OnScreen Review: "The Menu"
Ken Jones, Chief Film Critic
There are some wonderful movies out there for people who love food. My personal favorite is Babette’s Feast, but Ratatouille, Chef, Big Night, and the four Trip movies are just some of the many options of movies appreciating the culinary arts. However, there have not been many in the horror/thriller genre, though horror/thriller and foodie porn might not be the first mashup that comes to one’s mind. Nevertheless, The Menu is just such a film, a darkly comedic horror tale about a deranged celebrity chef and his incredibly devout kitchen staff.
Hawthorne is one of the most exclusive restaurants in the world. It is accessible only by boat, located on a private island, and a very expensive dining experience. The restaurant is run by a world-renowned chef, Julian Slowik (Ralph Fiennes), who lives on the island along with his staff, including Elsa (Hong Chau), the maître d’. The guests to Hawthorne on this particular night include Tyler (Nicholas Hoult) and his date, Margot (Anya Taylor-Joy), along with a food critic (Janet McTeer) and subservient editor (Paul Adelstein), a wealthy couple (Reed Bierney & Judith Light), a group of tech bros (Arturo Castro, Rob Yang, and M St. Cyr), and a has-been actor/director (John Leguizamo) and his assistant (Aimee Carrero). As the meal courses progress, things increasingly seem off and the night soon takes a dramatic, horrific turn for the patrons of Hawthorne, turning into a night of survival and comeuppance mixed in with their fine dining experience.
Taylor-Joy’s Margot is an outsider and an interloper of sorts to the festivities of the night, a last-minute change in the guest list that throws a small wrench into a carefully crafted night as everyone on the guest list was picked for a reason. Her presence as an unknown quality is sand in the gears for Fiennes’ Slowikk because he is very particular and precise, and his meals are made with his patrons in mind. At one point, before the night takes a turn to crazy town, he confronts her in the bathroom while sneaking a smoke, asking who she is and why she is there.
The initial impression of Hawthorne is that of a small piece of paradise, where the meals are locally grown and harvested. But there is also a cult compound quality to the island too. Fiennes’ Slowikk has a house on the island that is off limits to everyone else. All of the staff lives in a barracks, with an open floor layout of two rows of cots and a toilet out in the open at the far end of the room. According to Elsa, this setup creates maximum efficiency for the staff.

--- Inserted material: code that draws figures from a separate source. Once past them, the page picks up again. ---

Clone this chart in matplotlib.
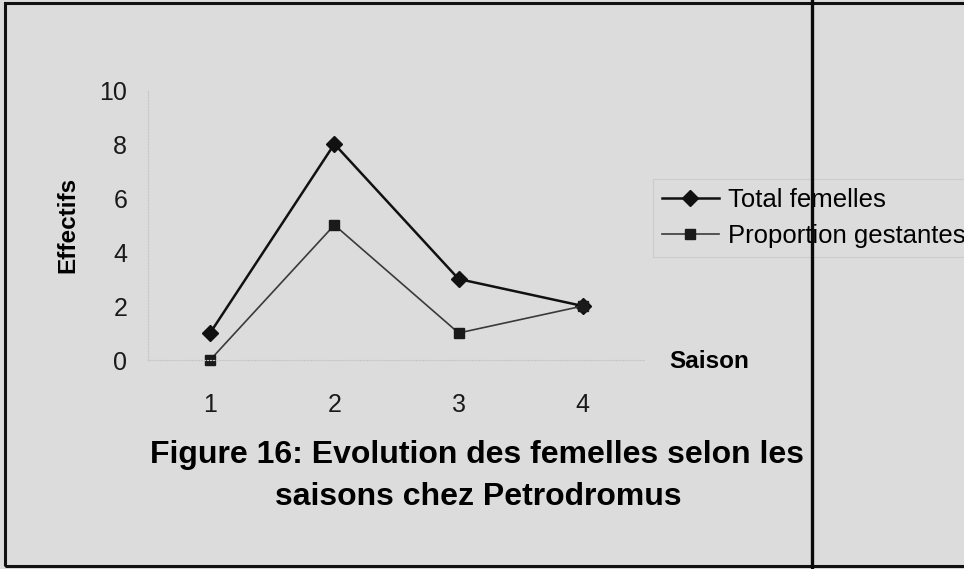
import matplotlib.pyplot as plt
from matplotlib.lines import Line2D
from matplotlib.patches import Rectangle

plt.rcParams["font.family"] = ["Liberation Sans", "DejaVu Sans"]

saisons = [1, 2, 3, 4]
total_femelles = [1, 8, 3, 2]
proportion_gestantes = [0, 5, 1, 2]
y_ticks = [0, 2, 4, 6, 8, 10]

W, H = 964, 569
bg = "#dcdcdc"

fig = plt.figure(figsize=(W / 100, H / 100), dpi=100, facecolor=bg)

# plot area in pixel coords -> figure fractions
left, right, top, bottom = 148, 645, 90, 360
ax = fig.add_axes([left / W, 1 - bottom / H, (right - left) / W, (bottom - top) / H])
ax.set_facecolor(bg)

ax.plot(saisons, total_femelles, color="#111111", lw=1.8, marker="D",
        markersize=8, label="Total femelles", clip_on=False)
ax.plot(saisons, proportion_gestantes, color="#3a3a3a", lw=1.2, marker="s",
        markersize=7.5, markerfacecolor="#1a1a1a", markeredgecolor="#1a1a1a",
        label="Proportion gestantes", clip_on=False)

ax.set_xlim(0.5, 4.5)
ax.set_ylim(0, 10)
ax.set_xticks(saisons)
ax.set_yticks(y_ticks)
ax.tick_params(length=0, labelsize=18, colors="#1a1a1a")
ax.tick_params(axis="x", pad=24)
ax.tick_params(axis="y", pad=15)
for s in ["top", "right"]:
    ax.spines[s].set_visible(False)
for s in ["left", "bottom"]:
    ax.spines[s].set_color("#c6c6c6")
    ax.spines[s].set_linewidth(0.8)
    ax.spines[s].set_linestyle(":")

fig.text(68 / W, 1 - 225 / H, "Effectifs", rotation=90, fontsize=17.5,
         fontweight="bold", ha="center", va="center")
fig.text(669 / W, 1 - 362 / H, "Saison", fontsize=17.5, fontweight="bold",
         ha="left", va="center")

fig.text(477 / W, 1 - 455 / H, "Figure 16: Evolution des femelles selon les",
         fontsize=23, fontweight="bold", ha="center", va="center")
fig.text(478 / W, 1 - 497 / H, "saisons chez Petrodromus",
         fontsize=23, fontweight="bold", ha="center", va="center")

leg = fig.legend(loc="upper left", bbox_to_anchor=(653 / W, 1 - 179 / H),
                 fontsize=18.5, frameon=True, fancybox=False, facecolor=bg,
                 edgecolor="#c8c8c8", handlelength=2.2, handletextpad=0.35,
                 borderpad=0.35, labelspacing=0.45, borderaxespad=0)
leg.get_frame().set_linewidth(0.8)

# scanned page border and the vertical rule crossing the legend
fig.add_artist(Rectangle((5 / W, 3 / H), 1.2, 1 - 6 / H, transform=fig.transFigure,
                         fill=False, edgecolor="#111111", lw=2.2, zorder=10))
fig.add_artist(Line2D([812 / W, 812 / W], [0, 1], transform=fig.transFigure,
                      color="#0a0a0a", lw=2.4, zorder=11))

fig.savefig("out.png", dpi=100, facecolor=bg)
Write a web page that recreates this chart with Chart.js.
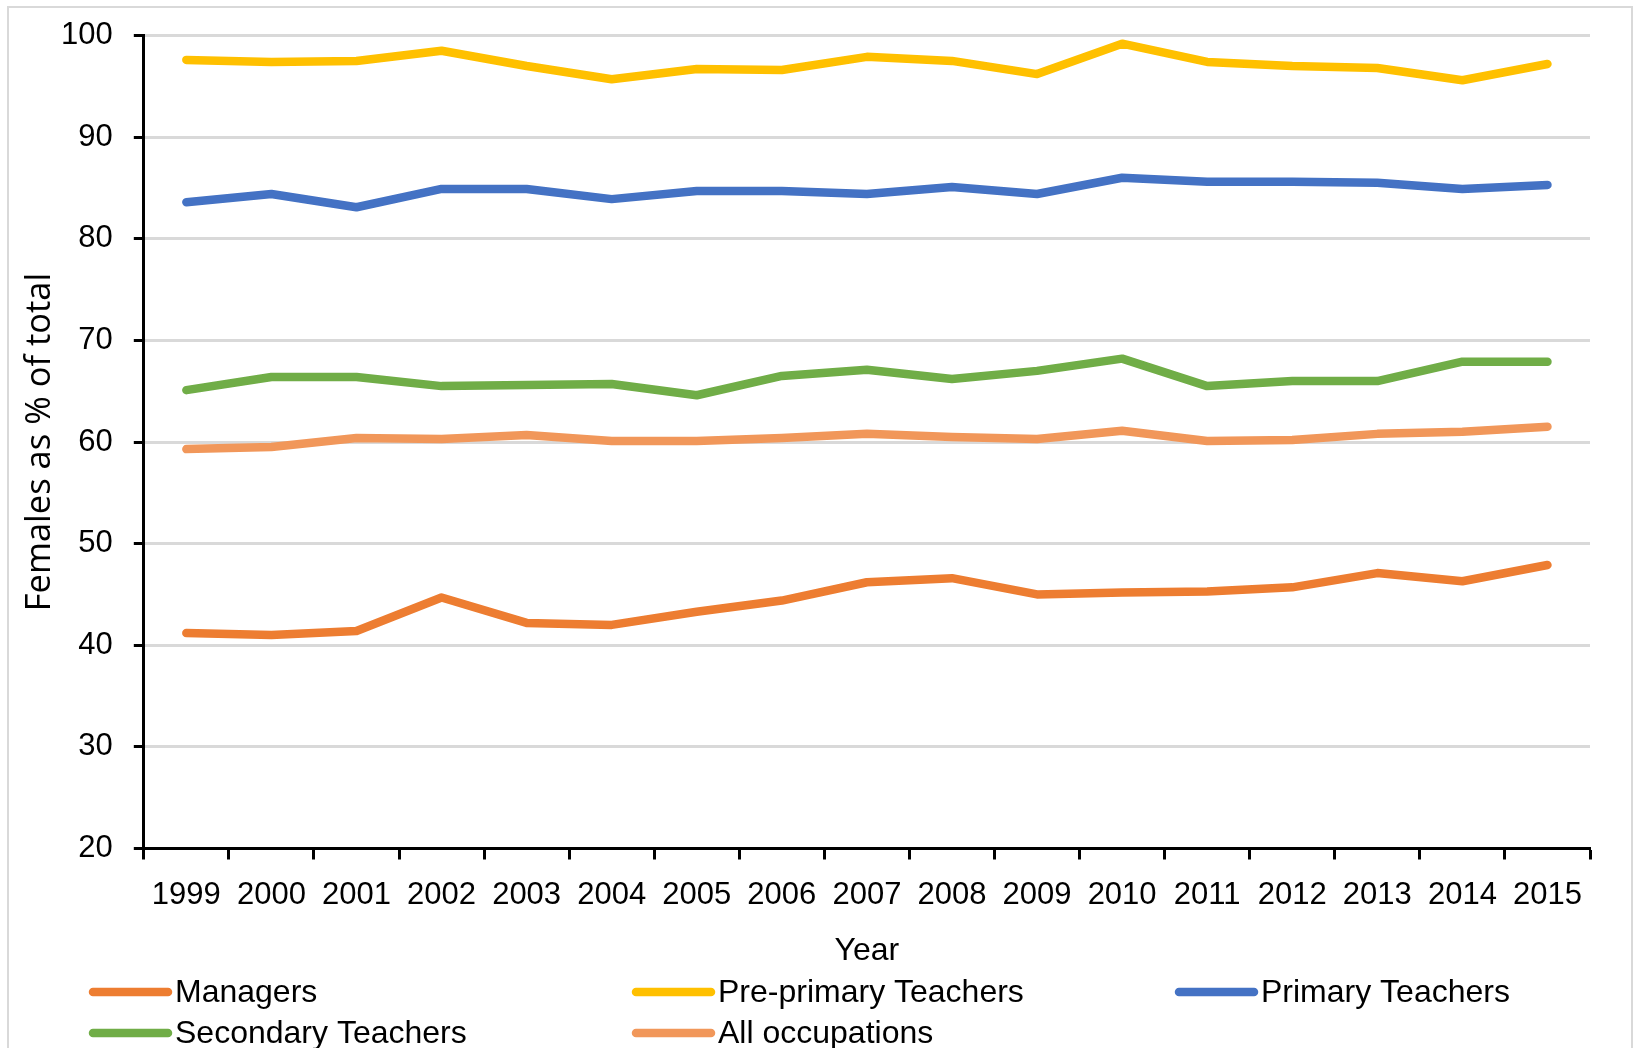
<!DOCTYPE html>
<html>
<head>
<meta charset="utf-8">
<script src="https://cdn.jsdelivr.net/npm/chart.js@4/dist/chart.umd.min.js"></script>
<style>
  html, body { margin: 0; padding: 0; background: #fff; }
  #wrap { position: relative; width: 1638px; height: 1048px; overflow: hidden; }
  #frame { position: absolute; left: 7px; top: 6px; width: 1626px; height: 1100px;
           border: 2px solid #d9d9d9; box-sizing: border-box; }
  canvas { position: absolute; left: 0; top: 0; }
</style>
</head>
<body>
<div id="wrap">
  <div id="frame"></div>
  <canvas id="chart" width="1638" height="1048"></canvas>
</div>
<script>
const years = ['1999', '2000', '2001', '2002', '2003', '2004', '2005', '2006', '2007',
  '2008', '2009', '2010', '2011', '2012', '2013', '2014', '2015'];

const managers = [41.2, 41.0, 41.4, 44.7, 42.2, 42.0, 43.3, 44.4, 46.2, 46.6, 45.0, 45.2, 45.3, 45.7, 47.1, 46.3, 47.9];
const prePrimary = [97.6, 97.4, 97.5, 98.5, 97.0, 95.7, 96.7, 96.6, 97.9, 97.5, 96.2, 99.2, 97.4, 97.0, 96.8, 95.6, 97.2];
const primary = [83.6, 84.4, 83.1, 84.9, 84.9, 83.9, 84.7, 84.7, 84.4, 85.1, 84.4, 86.0, 85.6, 85.6, 85.5, 84.9, 85.3];
const secondary = [65.1, 66.4, 66.4, 65.5, 65.6, 65.7, 64.6, 66.5, 67.1, 66.2, 67.0, 68.2, 65.5, 66.0, 66.0, 67.9, 67.9];
const allOccupations = [59.3, 59.5, 60.4, 60.3, 60.7, 60.1, 60.1, 60.4, 60.8, 60.5, 60.3, 61.1, 60.1, 60.2, 60.8, 61.0, 61.5];

const yMin = 20;
const yMax = 100;
const yStep = 10;

const tickFont = { family: 'Liberation Sans, Arial, sans-serif', size: 31 };

const line = (label, data, color) => ({
  label: label,
  data: data,
  borderColor: color,
  backgroundColor: color,
  borderWidth: 8.5,
  borderCapStyle: 'round',
  borderJoinStyle: 'round',
  pointRadius: 0,
  tension: 0,
  fill: false
});

// legend laid out in a grid like the spreadsheet one
const gridLegend = {
  id: 'gridLegend',
  afterDraw(chart) {
    const ctx = chart.ctx;
    const cols = [89, 632, 1175];
    const rows = [992, 1033];
    ctx.save();
    ctx.font = '32px Liberation Sans, Arial, sans-serif';
    ctx.textBaseline = 'middle';
    ctx.textAlign = 'left';
    chart.data.datasets.forEach((ds, i) => {
      const x = cols[i % 3];
      const y = rows[Math.floor(i / 3)];
      ctx.strokeStyle = ds.borderColor;
      ctx.lineWidth = 8.5;
      ctx.lineCap = 'round';
      ctx.beginPath();
      ctx.moveTo(x + 4, y);
      ctx.lineTo(x + 79, y);
      ctx.stroke();
      ctx.fillStyle = '#000';
      ctx.fillText(ds.label, x + 86, y + 1);
    });
    ctx.restore();
  }
};

new Chart(document.getElementById('chart'), {
  type: 'line',
  data: {
    labels: years,
    datasets: [
      line('Managers', managers, '#ED7D31'),
      line('Pre-primary Teachers', prePrimary, '#FFC000'),
      line('Primary Teachers', primary, '#4472C4'),
      line('Secondary Teachers', secondary, '#70AD47'),
      line('All occupations', allOccupations, '#F1975A')
    ]
  },
  options: {
    responsive: false,
    animation: false,
    layout: { padding: { left: 0, top: 35.5, right: 48, bottom: 69.5 } },
    plugins: {
      legend: { display: false },
      tooltip: { enabled: false }
    },
    scales: {
      x: {
        offset: true,
        grid: {
          offset: true,
          drawOnChartArea: false,
          drawTicks: true,
          tickLength: 11,
          tickWidth: 3,
          tickColor: '#000'
        },
        border: { display: true, color: '#000', width: 3 },
        ticks: { color: '#000', font: tickFont, padding: 17, maxRotation: 0, autoSkip: false },
        title: {
          display: true,
          text: 'Year',
          color: '#000',
          font: { family: 'Liberation Sans, Arial, sans-serif', size: 32 },
          padding: { top: 0, bottom: 8.3 }
        },
        afterFit(scale) { scale.height = 130; }
      },
      y: {
        min: yMin,
        max: yMax,
        grid: {
          color: '#d9d9d9',
          lineWidth: 3,
          tickLength: 10,
          tickWidth: 3,
          tickColor: '#000'
        },
        border: { display: true, color: '#000', width: 3 },
        ticks: {
          stepSize: yStep,
          color: '#000',
          font: { family: tickFont.family, size: tickFont.size, lineHeight: 0.9 },
          padding: 21
        },
        title: {
          display: true,
          text: 'Females as % of total',
          color: '#000',
          font: { family: 'Open Sans, sans-serif', size: 34.5 },
          padding: { top: 19, bottom: 0 }
        },
        afterFit(scale) { scale.width = 143.8; }
      }
    }
  },
  plugins: [gridLegend]
});
</script>
</body>
</html>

Fiennes gives a great performance as a man who is held in high esteem but has clearly snapped in a subtle way that is not immediately clear to his patrons until it is too late. He has seen his love for food and his attempt to bring something artistic to give to the world become perverted and cheapened by rich people who take it for granted, or people like Tyler who have to take a picture of their food to post on the Instagram before eating it. Slowik has become the Colonel Kurtz of the cooking world and this night is his Apocalypse Now, complete with his small band of loyal soldiers who will go to any extreme for him and his culinary vision, however demented and twisted it may be. They are all true believers in his vision.
Taylor-Joy and Fiennes are the stars of the film, and Hoult has the biggest supporting actor role, but it is a terrific ensemble performance. All of the various groups at the dinner have their intriguing backstories and various vices and unique interplay. All of them are a delight, but the food critic and her editor as well as the past-his-prime Hollywood star with his assistant are particularly delightful, as is the subtly menacing and no-nonsense Elsa. The story is a variation of The Most Dangerous Game conceit, but also shares similar themes to more recent movies like You’re Next (2011), Ready or Not (2019), The Invitation (2015), and even this year’s Bodies Bodies Bodies.
Amidst the dark humor of the film, there is a foodie movie in there too that is sure to please plenty of people. Before the first course is served, Slowik instructs his guests to not eat their food, but to taste their food, and it comes across as pretentious. Every course of the meal is meticulously planned and presented with a short story. Every course is given a title card on the screen and brief, increasingly hilarious descriptions of the food being served. The courses are really what reveal the increasingly unstable tenor of the night, as some of the patrons begin to be perturbed by the avant-garde breadless bread course and then firmly rebuffed by the staff.
The Menu has momentary bursts of violence, but for the most part it is atmospheric thriller with increasing stakes and desperation that is well crafted and delightful in its own darkly funny way. The Menu is twisted fun.